Transcribe every line from the top down to the line with "import plotly.graph_objects as go", both ends included, but not the pictures.
#####
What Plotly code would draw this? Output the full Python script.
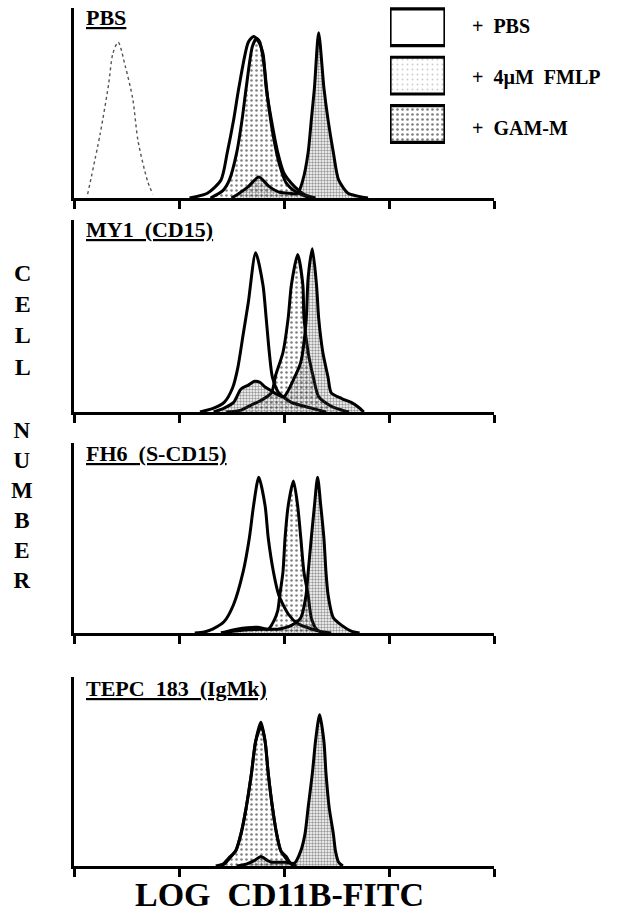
import plotly.graph_objects as go

# ---------------- data (x in log10 decades of CD11B-FITC, y = cell number, % of axis height) ----
panel_names = ["PBS", "MY1  (CD15)", "FH6  (S-CD15)", "TEPC  183  (IgMk)"]
legend_labels = ["+  PBS", "+  4\u00b5M  FMLP", "+  GAM-M"]

# negative control (dashed), panel 1 only
neg_x = [0.13, 0.25, 0.33, 0.37, 0.42, 0.49, 0.56, 0.61, 0.70, 0.75]
neg_y = [2, 34, 60, 76, 82, 69, 52, 30, 9, 2]

# Panel 1: PBS
p1_pbs_x = [1.10, 1.27, 1.40, 1.46, 1.52, 1.57, 1.66, 1.71, 1.75, 1.80, 1.83, 1.88, 1.94, 2.00, 2.10, 2.19, 2.30]
p1_pbs_y = [0, 2.5, 9.5, 24, 41, 58, 82, 85, 83, 76, 58, 41, 24, 13, 6, 2, 0]
p1_gam_x = [1.30, 1.42, 1.48, 1.55, 1.60, 1.64, 1.70, 1.74, 1.77, 1.81, 1.85, 1.90, 1.96, 2.02, 2.12, 2.25]
p1_gam_y = [0, 4, 9.5, 24, 41, 58, 80, 84, 82, 70, 50, 32, 17, 8, 3, 0]
p1_fml_x = [1.50, 1.56, 1.66, 1.76, 1.86, 1.96, 2.05, 2.13, 2.18, 2.23, 2.26, 2.29, 2.33, 2.38, 2.42, 2.47, 2.52, 2.61, 2.70, 2.80]
p1_fml_y = [0, 2, 6, 11, 6, 3, 2.5, 2.5, 9.5, 24, 41, 58, 87, 58, 41, 24, 9.5, 2.5, 1, 0]

# Panel 2: MY1 (CD15)
p2_pbs_x = [1.20, 1.33, 1.43, 1.51, 1.56, 1.61, 1.66, 1.73, 1.80, 1.83, 1.86, 1.89, 1.95, 2.07, 2.26, 2.40]
p2_pbs_y = [0, 2, 5, 12.5, 23, 40, 57, 83, 66, 49, 31, 18, 10, 5, 2, 0]
p2_gam_x = [1.45, 1.59, 1.70, 1.78, 1.88, 1.92, 1.99, 2.04, 2.07, 2.13, 2.18, 2.19, 2.23, 2.28, 2.33, 2.45, 2.55, 2.62]
p2_gam_y = [0, 1, 4, 6, 10, 19, 31, 49, 66, 82, 66, 49, 31, 18, 8, 3, 1, 0]
p2_fml_x = [1.33, 1.43, 1.52, 1.59, 1.66, 1.72, 1.77, 1.82, 1.88, 1.94, 2.00, 2.10, 2.16, 2.21, 2.23, 2.27, 2.31, 2.33, 2.37, 2.42, 2.45, 2.55, 2.64, 2.71, 2.76]
p2_fml_y = [0, 2, 5, 12, 14, 16, 15.5, 13, 11, 9, 8, 18, 26, 47, 70, 85, 66, 49, 31, 18, 10, 7, 5, 2.5, 0]

# Panel 3: FH6 (S-CD15)
p3_pbs_x = [1.15, 1.24, 1.32, 1.43, 1.52, 1.61, 1.67, 1.71, 1.76, 1.82, 1.85, 1.90, 1.95, 2.04, 2.13, 2.33, 2.45]
p3_pbs_y = [0, 0.5, 2, 6, 15, 32, 50, 67, 82, 67, 50, 32, 20, 10, 5, 1, 0]
p3_gam_x = [1.40, 1.55, 1.75, 1.85, 1.90, 1.94, 1.96, 1.99, 2.01, 2.04, 2.09, 2.13, 2.16, 2.19, 2.23, 2.26, 2.31, 2.38]
p3_gam_y = [0, 2, 3, 2, 6, 11.6, 20, 32, 50, 67, 80, 67, 50, 32, 20, 8, 2, 0]
p3_fml_x = [1.40, 1.60, 1.80, 1.94, 2.07, 2.16, 2.21, 2.23, 2.26, 2.29, 2.32, 2.35, 2.38, 2.40, 2.42, 2.47, 2.55, 2.64, 2.72]
p3_fml_y = [0, 1.5, 2, 2, 4, 8, 20, 32, 50, 67, 82, 67, 50, 32, 20, 8, 4, 1, 0]

# Panel 4: TEPC 183 (IgMk)
p4_pbs_x = [1.35, 1.42, 1.47, 1.54, 1.59, 1.64, 1.69, 1.73, 1.78, 1.82, 1.85, 1.89, 1.93, 1.97, 2.02, 2.07, 2.12]
p4_pbs_y = [0, 1, 4, 8, 17, 31, 49, 66, 76, 66, 49, 31, 17, 8, 5, 1, 0]
p4_gam_x = [1.37, 1.43, 1.48, 1.54, 1.59, 1.64, 1.69, 1.73, 1.785, 1.82, 1.85, 1.89, 1.93, 1.97, 2.02, 2.07, 2.11]
p4_gam_y = [0, 1, 4, 8, 17, 31, 49, 66, 74, 66, 49, 31, 17, 8, 4, 1, 0]
p4_fml_x = [1.55, 1.64, 1.72, 1.78, 1.84, 1.88, 1.95, 2.02, 2.10, 2.16, 2.20, 2.23, 2.27, 2.30, 2.33, 2.34, 2.38, 2.40, 2.43, 2.47, 2.49, 2.52, 2.56]
p4_fml_y = [0, 1, 3, 5, 3, 2, 2, 2, 1.5, 8, 17, 31, 49, 66, 78, 80, 66, 49, 31, 17, 8, 2, 0]

panels = [
    (p1_pbs_x, p1_pbs_y, p1_gam_x, p1_gam_y, p1_fml_x, p1_fml_y),
    (p2_pbs_x, p2_pbs_y, p2_gam_x, p2_gam_y, p2_fml_x, p2_fml_y),
    (p3_pbs_x, p3_pbs_y, p3_gam_x, p3_gam_y, p3_fml_x, p3_fml_y),
    (p4_pbs_x, p4_pbs_y, p4_gam_x, p4_gam_y, p4_fml_x, p4_fml_y),
]

# ---------------- layout constants (pixels) ----------------
W, H = 628, 921
X0, X1 = 74, 494
panel_px = [(8, 198), (220, 412), (443, 633), (677, 866)]
FONT = "Liberation Serif, Times New Roman, serif"

def py(p):
    return 1 - p / H

GAM_PATTERN = dict(shape=".", fgcolor="black", bgcolor="rgba(0,0,0,0)", size=5, solidity=0.2)
FML_PATTERN = dict(shape=".", fgcolor="#333", bgcolor="rgba(0,0,0,0)", size=3, solidity=0.5)
LINE = dict(color="black", width=3, shape="spline", smoothing=0.7)

fig = go.Figure()
layout = {}
for i, (top, bot) in enumerate(panel_px):
    n = "" if i == 0 else str(i + 1)
    xa, ya = "x" + n, "y" + n
    pbx, pby, gx, gy, fx, fy = panels[i]
    fig.add_trace(go.Scatter(x=pbx, y=pby, xaxis=xa, yaxis=ya, mode="lines", fill="tozeroy",
                             fillcolor="white", line=LINE, showlegend=False, hoverinfo="skip"))
    fig.add_trace(go.Scatter(x=gx, y=gy, xaxis=xa, yaxis=ya, mode="lines", fill="tozeroy",
                             fillpattern=GAM_PATTERN, fillcolor="rgba(0,0,0,0)",
                             line=LINE, showlegend=False, hoverinfo="skip"))
    fig.add_trace(go.Scatter(x=fx, y=fy, xaxis=xa, yaxis=ya, mode="lines", fill="tozeroy",
                             fillpattern=FML_PATTERN, fillcolor="rgba(0,0,0,0)",
                             line=LINE, showlegend=False, hoverinfo="skip"))
    if i == 0:
        fig.add_trace(go.Scatter(x=neg_x, y=neg_y, xaxis=xa, yaxis=ya, mode="lines",
                                 line=dict(color="#555", width=1.4, dash="dot", shape="spline", smoothing=0.8),
                                 showlegend=False, hoverinfo="skip"))
    layout["xaxis" + n] = dict(domain=[X0 / W, X1 / W], range=[0, 4], anchor=ya,
                               showgrid=False, zeroline=False, showline=True, linecolor="black",
                               linewidth=2.8, ticks="outside", tickvals=[0, 1, 2, 3, 4],
                               ticklen=8, tickwidth=2.8, tickcolor="black", showticklabels=False,
                               fixedrange=True)
    layout["yaxis" + n] = dict(domain=[py(bot), py(top)], range=[0, 100], anchor=xa,
                               showgrid=False, zeroline=False, showline=True, linecolor="black",
                               linewidth=2.6, ticks="", showticklabels=False, fixedrange=True)

# legend swatches on an overlay axis
LX0, LX1, LY0, LY1 = 390, 445, 7, 152
layout["xaxis5"] = dict(domain=[LX0 / W, LX1 / W], range=[0, 1], anchor="y5", visible=False, fixedrange=True)
layout["yaxis5"] = dict(domain=[py(LY1), py(LY0)], range=[3, 0], anchor="x5", visible=False, fixedrange=True)
sw_patterns = [None,
               dict(shape=".", fgcolor="#999", bgcolor="white", size=5, solidity=0.12),
               dict(shape=".", fgcolor="black", bgcolor="white", size=5, solidity=0.22)]
for k in range(3):
    a, b = k + 0.04, k + 0.8
    kw = dict(fillcolor="white") if sw_patterns[k] is None else dict(fillpattern=sw_patterns[k])
    fig.add_trace(go.Scatter(x=[0, 1, 1, 0, 0], y=[a, a, b, b, a], xaxis="x5", yaxis="y5",
                             mode="lines", fill="toself", line=dict(color="black", width=3.2),
                             showlegend=False, hoverinfo="skip", **kw))

annotations = []
label_px = [17, 229, 453, 688]
for i, name in enumerate(panel_names):
    annotations.append(dict(text="<b><u>" + name + "</u></b>", x=(X0 + 10) / W, y=py(label_px[i]),
                            xref="paper", yref="paper", xanchor="left", yanchor="middle",
                            showarrow=False, font=dict(family=FONT, size=22, color="black")))
leg_py = [26, 77, 128]
for k, lab in enumerate(legend_labels):
    annotations.append(dict(text="<b>" + lab + "</b>", x=470 / W, y=py(leg_py[k]),
                            xref="paper", yref="paper", xanchor="left", yanchor="middle",
                            showarrow=False, font=dict(family=FONT, size=20, color="black")))
annotations.append(dict(text="<b>C<br>E<br>L<br>L</b>", x=22 / W, y=py(320), xref="paper", yref="paper",
                        xanchor="center", yanchor="middle", showarrow=False,
                        font=dict(family=FONT, size=24, color="black")))
annotations.append(dict(text="<b>N<br>U<br>M<br>B<br>E<br>R</b>", x=22 / W, y=py(505), xref="paper",
                        yref="paper", xanchor="center", yanchor="middle", showarrow=False,
                        font=dict(family=FONT, size=23, color="black")))
annotations.append(dict(text="<b>LOG  CD11B-FITC</b>", x=279 / W, y=py(894), xref="paper", yref="paper",
                        xanchor="center", yanchor="middle", showarrow=False,
                        font=dict(family=FONT, size=34, color="black")))

fig.update_layout(width=W, height=H, margin=dict(l=0, r=0, t=0, b=0), paper_bgcolor="white",
                  plot_bgcolor="rgba(0,0,0,0)", showlegend=False, annotations=annotations, **layout)
fig.write_html("out.html", config={"displayModeBar": False},
               post_script="document.body.style.margin='0px';")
#####
### ANSWER TO THE TASK
What Plotly code would draw this? Output the full Python script.
import plotly.graph_objects as go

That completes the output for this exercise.